Security and Tradition: Why We Crave Stability

Yaro Pry's avatarYaro Pry··5 min read
Featured image for Security and Tradition: Why We Crave Stability

There’s something deeply human about wanting things to stay the same. The same morning coffee ritual. The same holiday recipes. The same familiar streets on the drive home. Stability feels good - like slipping into a worn sweater that still fits just right.

And yet, people live in a world that constantly whispers, “Change.” New apps. New careers. New identities. Reinvention everywhere.

So why, in the middle of all that noise, do people still crave security and tradition?

It’s not weakness. It’s wiring.

The Psychology of Security - Why Stability Feels Safe

If you ask any psychologist, they’ll tell you this: the brain loves predictability. It’s efficient. It conserves energy. It reduces threat signals. When tomorrow looks like today, the nervous system relaxes.

Security isn’t just about locked doors or steady income. It’s about emotional certainty. It’s knowing how someone will respond. It’s recognizing patterns in behavior. It’s trusting routines.

Think about it. Walking into a room where you know the social rules feels very different from stepping into unfamiliar territory. One feels grounded. The other? Slightly electric.

That’s because humans evolved to scan for risk. Stability equals survival. Even now - thousands of years removed from physical threats - the same wiring operates beneath the surface.

What Stability Actually Provides

  • Reduced anxiety through predictability
  • A sense of belonging and identity
  • Emotional regulation during stress
  • Clear decision-making frameworks
  • Continuity between past, present, and future

Sounds simple, right? But it runs deep.

Tradition as Psychological Anchoring

Traditions aren’t just cultural decorations. They function like anchors in rough water.

When life gets chaotic - job changes, relationships shifting, global uncertainty - rituals provide structure. Lighting a candle on a specific evening. Gathering for annual celebrations. Even repeating the same bedtime routine.

It might seem small. It isn’t.

Tradition says, “You’ve been here before. You survived. You belong.”

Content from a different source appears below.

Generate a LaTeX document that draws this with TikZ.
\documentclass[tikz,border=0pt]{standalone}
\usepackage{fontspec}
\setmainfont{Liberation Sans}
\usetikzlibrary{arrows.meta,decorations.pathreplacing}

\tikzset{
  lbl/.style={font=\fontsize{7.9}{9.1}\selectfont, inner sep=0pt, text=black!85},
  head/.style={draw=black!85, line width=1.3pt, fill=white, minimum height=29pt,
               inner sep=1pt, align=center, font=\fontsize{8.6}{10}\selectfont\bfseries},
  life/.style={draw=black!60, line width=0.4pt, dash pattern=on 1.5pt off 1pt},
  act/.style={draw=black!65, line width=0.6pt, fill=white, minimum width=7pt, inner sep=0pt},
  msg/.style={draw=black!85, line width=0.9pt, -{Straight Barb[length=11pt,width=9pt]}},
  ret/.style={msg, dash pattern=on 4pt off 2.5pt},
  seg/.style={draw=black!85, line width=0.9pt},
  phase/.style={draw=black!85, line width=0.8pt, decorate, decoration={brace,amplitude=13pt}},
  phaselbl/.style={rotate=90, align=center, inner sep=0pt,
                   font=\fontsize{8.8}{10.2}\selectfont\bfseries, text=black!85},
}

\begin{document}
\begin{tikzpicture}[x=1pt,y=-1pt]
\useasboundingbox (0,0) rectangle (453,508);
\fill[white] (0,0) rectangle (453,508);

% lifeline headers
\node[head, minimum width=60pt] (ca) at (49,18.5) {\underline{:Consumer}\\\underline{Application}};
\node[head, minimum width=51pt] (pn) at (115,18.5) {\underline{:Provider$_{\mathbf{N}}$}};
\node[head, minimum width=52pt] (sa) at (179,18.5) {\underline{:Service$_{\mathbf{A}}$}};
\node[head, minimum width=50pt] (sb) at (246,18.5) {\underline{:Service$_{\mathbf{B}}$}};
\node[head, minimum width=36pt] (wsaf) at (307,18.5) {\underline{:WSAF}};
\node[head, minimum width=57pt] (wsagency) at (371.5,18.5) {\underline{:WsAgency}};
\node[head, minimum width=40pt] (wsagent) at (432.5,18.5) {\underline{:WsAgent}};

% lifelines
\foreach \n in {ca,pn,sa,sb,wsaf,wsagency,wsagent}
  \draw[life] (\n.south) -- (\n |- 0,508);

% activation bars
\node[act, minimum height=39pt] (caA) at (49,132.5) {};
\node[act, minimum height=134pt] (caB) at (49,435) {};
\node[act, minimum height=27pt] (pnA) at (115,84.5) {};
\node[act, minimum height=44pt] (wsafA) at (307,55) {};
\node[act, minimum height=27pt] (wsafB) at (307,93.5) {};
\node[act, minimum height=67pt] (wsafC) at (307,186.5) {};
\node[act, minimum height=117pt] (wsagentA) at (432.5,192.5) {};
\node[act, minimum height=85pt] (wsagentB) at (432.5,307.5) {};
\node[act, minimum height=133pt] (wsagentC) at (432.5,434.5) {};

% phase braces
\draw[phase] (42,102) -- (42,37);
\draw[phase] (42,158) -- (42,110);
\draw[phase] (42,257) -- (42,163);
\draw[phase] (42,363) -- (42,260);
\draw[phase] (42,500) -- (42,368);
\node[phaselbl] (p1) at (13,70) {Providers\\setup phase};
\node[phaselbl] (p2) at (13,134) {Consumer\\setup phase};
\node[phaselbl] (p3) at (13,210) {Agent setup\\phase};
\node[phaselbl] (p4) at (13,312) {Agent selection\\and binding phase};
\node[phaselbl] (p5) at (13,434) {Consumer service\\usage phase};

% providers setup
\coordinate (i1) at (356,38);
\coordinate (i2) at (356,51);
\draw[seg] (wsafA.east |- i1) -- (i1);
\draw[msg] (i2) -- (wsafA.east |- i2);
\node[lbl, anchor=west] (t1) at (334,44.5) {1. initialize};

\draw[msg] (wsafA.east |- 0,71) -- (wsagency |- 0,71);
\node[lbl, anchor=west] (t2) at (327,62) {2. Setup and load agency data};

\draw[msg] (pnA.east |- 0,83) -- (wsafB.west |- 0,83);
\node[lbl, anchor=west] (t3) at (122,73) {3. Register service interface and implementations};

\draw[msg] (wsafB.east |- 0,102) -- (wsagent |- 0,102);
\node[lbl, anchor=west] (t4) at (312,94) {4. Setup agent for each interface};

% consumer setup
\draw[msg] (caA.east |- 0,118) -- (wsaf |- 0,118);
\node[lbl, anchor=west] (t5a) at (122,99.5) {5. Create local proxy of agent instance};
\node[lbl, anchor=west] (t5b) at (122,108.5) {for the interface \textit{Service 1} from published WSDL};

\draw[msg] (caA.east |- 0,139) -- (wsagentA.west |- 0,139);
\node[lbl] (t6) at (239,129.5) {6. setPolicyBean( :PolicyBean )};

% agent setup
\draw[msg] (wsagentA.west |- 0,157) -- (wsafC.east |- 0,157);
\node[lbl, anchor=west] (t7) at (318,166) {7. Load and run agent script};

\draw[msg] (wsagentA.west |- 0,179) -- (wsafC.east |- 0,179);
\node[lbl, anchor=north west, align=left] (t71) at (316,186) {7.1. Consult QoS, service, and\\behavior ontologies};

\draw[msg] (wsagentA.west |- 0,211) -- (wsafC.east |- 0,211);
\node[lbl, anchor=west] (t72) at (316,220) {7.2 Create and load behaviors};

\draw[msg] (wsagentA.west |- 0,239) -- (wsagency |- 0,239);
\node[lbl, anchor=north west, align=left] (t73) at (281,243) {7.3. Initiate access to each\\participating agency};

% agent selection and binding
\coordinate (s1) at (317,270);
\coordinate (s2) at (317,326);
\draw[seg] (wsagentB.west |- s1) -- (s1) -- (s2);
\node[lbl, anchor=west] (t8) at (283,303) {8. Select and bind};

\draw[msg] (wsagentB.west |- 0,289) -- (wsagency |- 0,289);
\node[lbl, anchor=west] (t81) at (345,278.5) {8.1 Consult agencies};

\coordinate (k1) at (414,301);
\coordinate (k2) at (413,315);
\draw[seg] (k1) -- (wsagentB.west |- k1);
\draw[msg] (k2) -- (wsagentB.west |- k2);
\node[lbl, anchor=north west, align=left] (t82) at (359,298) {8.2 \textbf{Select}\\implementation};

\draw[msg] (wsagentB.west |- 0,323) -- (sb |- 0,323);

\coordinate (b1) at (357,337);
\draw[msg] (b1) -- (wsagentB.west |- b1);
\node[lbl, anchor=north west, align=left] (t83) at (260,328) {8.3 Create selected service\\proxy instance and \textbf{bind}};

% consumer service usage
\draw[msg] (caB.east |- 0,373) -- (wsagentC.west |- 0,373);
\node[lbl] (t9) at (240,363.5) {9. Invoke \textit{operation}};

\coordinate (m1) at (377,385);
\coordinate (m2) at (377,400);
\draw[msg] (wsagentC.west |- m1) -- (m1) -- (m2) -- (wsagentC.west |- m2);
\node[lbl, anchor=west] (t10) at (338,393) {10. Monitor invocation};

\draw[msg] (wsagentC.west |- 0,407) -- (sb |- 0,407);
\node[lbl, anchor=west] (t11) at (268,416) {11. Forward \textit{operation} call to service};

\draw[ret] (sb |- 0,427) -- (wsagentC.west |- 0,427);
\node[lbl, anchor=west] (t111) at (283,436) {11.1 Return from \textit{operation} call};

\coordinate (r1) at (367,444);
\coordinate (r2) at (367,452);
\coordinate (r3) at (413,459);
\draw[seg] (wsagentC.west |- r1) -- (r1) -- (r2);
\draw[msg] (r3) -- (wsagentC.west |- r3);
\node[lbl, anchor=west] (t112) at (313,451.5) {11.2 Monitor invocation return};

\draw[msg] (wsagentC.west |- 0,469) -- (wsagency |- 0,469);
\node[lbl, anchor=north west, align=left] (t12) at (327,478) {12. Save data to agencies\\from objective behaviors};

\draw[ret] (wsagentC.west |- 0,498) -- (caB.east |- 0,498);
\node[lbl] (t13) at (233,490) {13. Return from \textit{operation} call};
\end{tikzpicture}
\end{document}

Honestly, that message matters more than people realize.

The Emotional Power of Repetition

Repetition builds emotional memory. It connects generations. It reinforces values. It quietly answers identity questions without needing a dramatic self-discovery journey.

Who am I?

Often, the answer is hidden in what someone repeats.

  • Family dinners every Sunday
  • Morning journaling before work
  • Annual trips to the same destination
  • Religious or spiritual observances

These habits don’t just fill time. They shape character.

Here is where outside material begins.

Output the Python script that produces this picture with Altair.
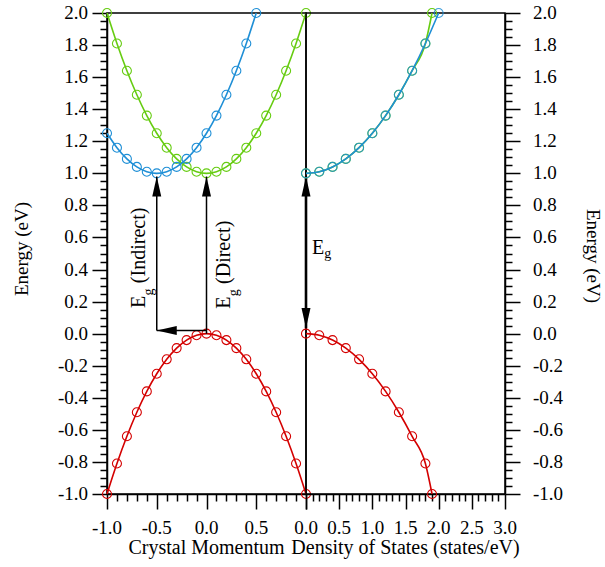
import altair as alt
import pandas as pd

FONT = "Liberation Serif"
BLUE = "#1f8fd6"
GREEN = "#66cc11"
RED = "#d40000"

# ---------------- Left panel: band structure E(k) ----------------
k_full = [-1.0, -0.9, -0.8, -0.7, -0.6, -0.5, -0.4, -0.3, -0.2, -0.1, 0.0,
          0.1, 0.2, 0.3, 0.4, 0.5, 0.6, 0.7, 0.8, 0.9, 1.0]
e_direct_cb = [2.0, 1.81, 1.64, 1.49, 1.36, 1.25, 1.16, 1.09, 1.04, 1.01, 1.0,
               1.01, 1.04, 1.09, 1.16, 1.25, 1.36, 1.49, 1.64, 1.81, 2.0]
k_indirect = [-1.0, -0.9, -0.8, -0.7, -0.6, -0.5, -0.4, -0.3, -0.2, -0.1, 0.0,
              0.1, 0.2, 0.3, 0.4, 0.5]
e_indirect_cb = [1.25, 1.16, 1.09, 1.04, 1.01, 1.0, 1.01, 1.04, 1.09, 1.16, 1.25,
                 1.36, 1.49, 1.64, 1.81, 2.0]
e_valence = [-1.0, -0.81, -0.64, -0.49, -0.36, -0.25, -0.16, -0.09, -0.04, -0.01, 0.0,
             -0.01, -0.04, -0.09, -0.16, -0.25, -0.36, -0.49, -0.64, -0.81, -1.0]

# ---------------- Right panel: density of states ----------------
dos_direct_x = [0.0, 0.2, 0.4, 0.6, 0.8, 1.0, 1.2, 1.4, 1.6, 1.8, 1.9]
dos_indirect_x = [0.0, 0.2, 0.4, 0.6, 0.8, 1.0, 1.2, 1.4, 1.6, 1.8, 2.0]
dos_cb_e = [1.0, 1.01, 1.04, 1.09, 1.16, 1.25, 1.36, 1.49, 1.64, 1.81, 2.0]
dos_vb_x = [0.0, 0.2, 0.4, 0.6, 0.8, 1.0, 1.2, 1.4, 1.6, 1.8, 1.9]
dos_vb_e = [0.0, -0.01, -0.04, -0.09, -0.16, -0.25, -0.36, -0.49, -0.64, -0.81, -1.0]

# ---------------- Ticks and tick labels ----------------
y_major_ticks = [-1.0, -0.8, -0.6, -0.4, -0.2, 0.0, 0.2, 0.4, 0.6, 0.8, 1.0,
                 1.2, 1.4, 1.6, 1.8, 2.0]
y_tick_labels = ["-1.0", "-0.8", "-0.6", "-0.4", "-0.2", "0.0", "0.2", "0.4", "0.6",
                 "0.8", "1.0", "1.2", "1.4", "1.6", "1.8", "2.0"]
y_ticks = [round(-1.0 + 0.05 * i, 2) for i in range(61)]
xl_label_vals = [-1.0, -0.5, 0.0, 0.5]
xl_tick_labels = ["-1.0", "-0.5", "0.0", "0.5"]
xl_ticks = [round(-1.0 + 0.1 * i, 1) for i in range(21)]
xr_label_vals = [0.0, 0.5, 1.0, 1.5, 2.0, 2.5, 3.0]
xr_tick_labels = ["0.0", "0.5", "1.0", "1.5", "2.0", "2.5", "3.0"]
xr_ticks = [round(0.1 * i, 1) for i in range(31)]

Y_TITLE = "Energy (eV)"
XL_TITLE = "Crystal Momentum"
XR_TITLE = "Density of States (states/eV)"

# ---------------- Annotations ----------------
arrow_x = [-0.5, 0.0, 0.0]
arrow_x2 = [-0.5, -0.5, 0.0]
arrow_y = [0.02, 0.02, 0.0]
arrow_y2 = [0.98, 0.02, 0.98]
head_up_x = [-0.5, 0.0, 1.0]
head_up_y = [0.98, 0.98, 0.98]
head_left_x = [-0.5]
head_left_y = [0.02]
head_down_x = [1.0]
head_down_y = [0.035]
gap_x = [1.0]
gap_y = [0.035]
gap_y2 = [0.98]

lab_x = [-0.618, -0.618, 0.236, 0.236]
lab_y = [0.16, 0.315, 0.155, 0.31]
lab_t = ["E", "(Indirect)", "E", "(Direct)"]
sub_x = [-0.535, 0.315]
sub_y = [0.238, 0.233]

eg_x = [0.09]
eg_y = [0.50]
eg_sub_x = [0.275]
eg_sub_y = [0.475]

UP = "M0,0L0.45,2L-0.45,2Z"
DOWN = "M0,0L0.45,-2L-0.45,-2Z"
LEFT = "M0,0L2,0.45L2,-0.45Z"


def major(step_factor):
    return f"abs(datum.value*{step_factor} - round(datum.value*{step_factor})) < 0.001"


YT = major(5)
XT = major(2)

y_scale = alt.Scale(domain=[-1.0, 2.0], nice=False, zero=False)
xl_scale = alt.Scale(domain=[-1.0, 1.0], nice=False, zero=False)
xr_scale = alt.Scale(domain=[0.0, 3.0], nice=False, zero=False)

tick_common = dict(labels=False, title=None, grid=False, domainColor="black",
                   tickColor="black", domainWidth=1.5, tickWidth=1.5)
y_axis_left = alt.Axis(values=y_ticks, orient="left",
                       tickSize={"condition": {"test": YT, "value": 15}, "value": 7},
                       **tick_common)
y_axis_right = alt.Axis(values=y_ticks, orient="right",
                        tickSize={"condition": {"test": YT, "value": 15}, "value": 7},
                        **tick_common)
xl_axis = alt.Axis(values=xl_ticks, orient="bottom",
                   tickSize={"condition": {"test": XT, "value": 15}, "value": 7},
                   **tick_common)
xr_axis = alt.Axis(values=xr_ticks, orient="bottom",
                   tickSize={"condition": {"test": XT, "value": 15}, "value": 7},
                   **tick_common)

W, H = 199, 481


def enc(chart, xscale, xaxis, yaxis):
    return chart.encode(x=alt.X("x:Q", scale=xscale, axis=xaxis),
                        y=alt.Y("e:Q", scale=y_scale, axis=yaxis))


def series(xs, es, color, xscale, xaxis, yaxis, pt_opacity=1.0):
    df = pd.DataFrame({"x": xs, "e": es})
    base = alt.Chart(df)
    line = enc(base.mark_line(color=color, strokeWidth=1.6, interpolate="monotone"),
               xscale, xaxis, yaxis)
    pts = enc(base.mark_point(color=color, filled=False, size=81, strokeWidth=1.1,
                              opacity=pt_opacity), xscale, xaxis, yaxis)
    return [line, pts]


def y_labels(xpix, align, yaxis):
    df = pd.DataFrame({"e": y_major_ticks, "t": y_tick_labels})
    return alt.Chart(df).mark_text(font=FONT, fontSize=19, color="black", align=align,
                                   baseline="middle").encode(
        x=alt.value(xpix), y=alt.Y("e:Q", scale=y_scale, axis=yaxis), text="t:N")


def x_labels(vals, labs, xscale, xaxis):
    df = pd.DataFrame({"x": vals, "t": labs})
    return alt.Chart(df).mark_text(font=FONT, fontSize=19, color="black", align="center",
                                   baseline="alphabetic").encode(
        x=alt.X("x:Q", scale=xscale, axis=xaxis), y=alt.value(H + 40), text="t:N")


def title_text(txt, xpix, ypix, angle, size):
    df = pd.DataFrame({"t": [txt]})
    kw = dict(font=FONT, fontSize=size, color="black", align="center")
    if angle:
        kw.update(angle=angle, baseline="middle")
    else:
        kw.update(baseline="alphabetic")
    return alt.Chart(df).mark_text(**kw).encode(
        x=alt.value(xpix), y=alt.value(ypix), text="t:N")


# ---- left panel ----
left_layers = []
left_layers += series(k_full, e_direct_cb, GREEN, xl_scale, xl_axis, y_axis_left)
left_layers += series(k_indirect, e_indirect_cb, BLUE, xl_scale, xl_axis, y_axis_left)
left_layers += series(k_full, e_valence, RED, xl_scale, xl_axis, y_axis_left)

rules_df = pd.DataFrame({"x": arrow_x, "x2": arrow_x2, "e": arrow_y, "e2": arrow_y2})
left_layers.append(
    alt.Chart(rules_df).mark_rule(color="black", strokeWidth=1.5).encode(
        x=alt.X("x:Q", scale=xl_scale, axis=xl_axis), x2="x2:Q",
        y=alt.Y("e:Q", scale=y_scale, axis=y_axis_left), y2="e2:Q"))
gap_df = pd.DataFrame({"x": gap_x, "e": gap_y, "e2": gap_y2})
left_layers.append(
    alt.Chart(gap_df).mark_rule(color="black", strokeWidth=2.6).encode(
        x=alt.X("x:Q", scale=xl_scale, axis=xl_axis),
        y=alt.Y("e:Q", scale=y_scale, axis=y_axis_left), y2="e2:Q"))
for hx, hy, shp in [(head_up_x, head_up_y, UP), (head_left_x, head_left_y, LEFT),
                    (head_down_x, head_down_y, DOWN)]:
    left_layers.append(enc(alt.Chart(pd.DataFrame({"x": hx, "e": hy})).mark_point(
        shape=shp, size=400, filled=True, color="black", opacity=1, strokeWidth=0),
        xl_scale, xl_axis, y_axis_left))

lab_df = pd.DataFrame({"x": lab_x, "e": lab_y, "t": lab_t})
left_layers.append(enc(alt.Chart(lab_df).mark_text(
    angle=270, align="left", baseline="alphabetic", font=FONT, fontSize=20, color="black"),
    xl_scale, xl_axis, y_axis_left).encode(text="t:N"))
sub_df = pd.DataFrame({"x": sub_x, "e": sub_y, "t": ["g", "g"]})
left_layers.append(enc(alt.Chart(sub_df).mark_text(
    angle=270, align="left", baseline="alphabetic", font=FONT, fontSize=14, color="black"),
    xl_scale, xl_axis, y_axis_left).encode(text="t:N"))

left_layers.append(y_labels(-19, "right", y_axis_left))
left_layers.append(x_labels(xl_label_vals, xl_tick_labels, xl_scale, xl_axis))
left_layers.append(title_text(Y_TITLE, -85, 236, 270, 19))
left_layers.append(title_text(XL_TITLE, W / 2, H + 60, 0, 20))

left = alt.layer(*left_layers).properties(width=W, height=H)

# ---- right panel ----
right_layers = []
right_layers += series(dos_direct_x, dos_cb_e, GREEN, xr_scale, xr_axis, y_axis_right)
right_layers += series(dos_indirect_x, dos_cb_e, BLUE, xr_scale, xr_axis, y_axis_right, 0.85)
right_layers += series(dos_vb_x, dos_vb_e, RED, xr_scale, xr_axis, y_axis_right)
right_layers.append(enc(alt.Chart(pd.DataFrame({"x": eg_x, "e": eg_y, "t": ["E"]})).mark_text(
    align="left", baseline="alphabetic", font=FONT, fontSize=20, color="black"),
    xr_scale, xr_axis, y_axis_right).encode(text="t:N"))
right_layers.append(enc(alt.Chart(pd.DataFrame({"x": eg_sub_x, "e": eg_sub_y, "t": ["g"]})).mark_text(
    align="left", baseline="alphabetic", font=FONT, fontSize=14, color="black"),
    xr_scale, xr_axis, y_axis_right).encode(text="t:N"))

right_layers.append(y_labels(W + 28, "left", y_axis_right))
right_layers.append(x_labels(xr_label_vals, xr_tick_labels, xr_scale, xr_axis))
right_layers.append(title_text(Y_TITLE, W + 88, 243, 90, 19))
right_layers.append(title_text(XR_TITLE, W / 2, H + 60, 0, 20))

right = alt.layer(*right_layers).properties(width=W, height=H)

chart = alt.hconcat(left, right, spacing=0, bounds="flush").properties(
    padding={"left": 12, "top": 3, "right": 2, "bottom": 9},
    background="white",
).configure_view(stroke="black", strokeWidth=1.5)

chart.save("out.html", embed_options={"renderer": "svg", "actions": False})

The Tension Between Growth and Security

Here’s the hot take: people don’t actually resist change. They resist uncertainty without support.

Growth requires stepping into the unknown. Security prefers known terrain. That tension creates an internal tug-of-war.

One part whispers, “Stay where it’s safe.”

Another insists, “There’s more out there.”

The healthiest personalities don’t eliminate one side. They integrate both.

Psychological research supports this balance. For example:

  1. The Big Five model highlights traits like openness to experience versus conscientiousness.
  2. Jungian typology explores introversion and extraversion as energy patterns.
  3. Self-Determination Theory examines autonomy and intrinsic motivation.

Each framework reveals something fascinating: people differ in how much novelty they tolerate. Some crave exploration like oxygen. Others find deep satisfaction in continuity.

Neither is wrong.

Security Is Not the Opposite of Ambition

There’s a modern myth floating around that equates stability with laziness. As if wanting roots somehow means lacking wings.

That’s nonsense.

Security provides a launchpad. Think of it like a tree. The deeper the roots, the higher it can grow. Without grounding, growth collapses under pressure.

Professionally, emotionally, socially - the same principle applies.

People who feel secure in their identity often take smarter risks. They’re not scrambling for validation. They’re expanding from a solid core.

Signs Someone Values Stability

  • They maintain long-term relationships
  • They prefer structured environments
  • They honor family or cultural customs
  • They plan carefully before major decisions
  • They seek emotional consistency

That doesn’t mean they lack creativity. It means they build thoughtfully.

Why Tradition Strengthens Identity

Identity isn’t built overnight. It accumulates.

Values, beliefs, behaviors - they stack like layers of sediment. Over time, they solidify into something recognizable.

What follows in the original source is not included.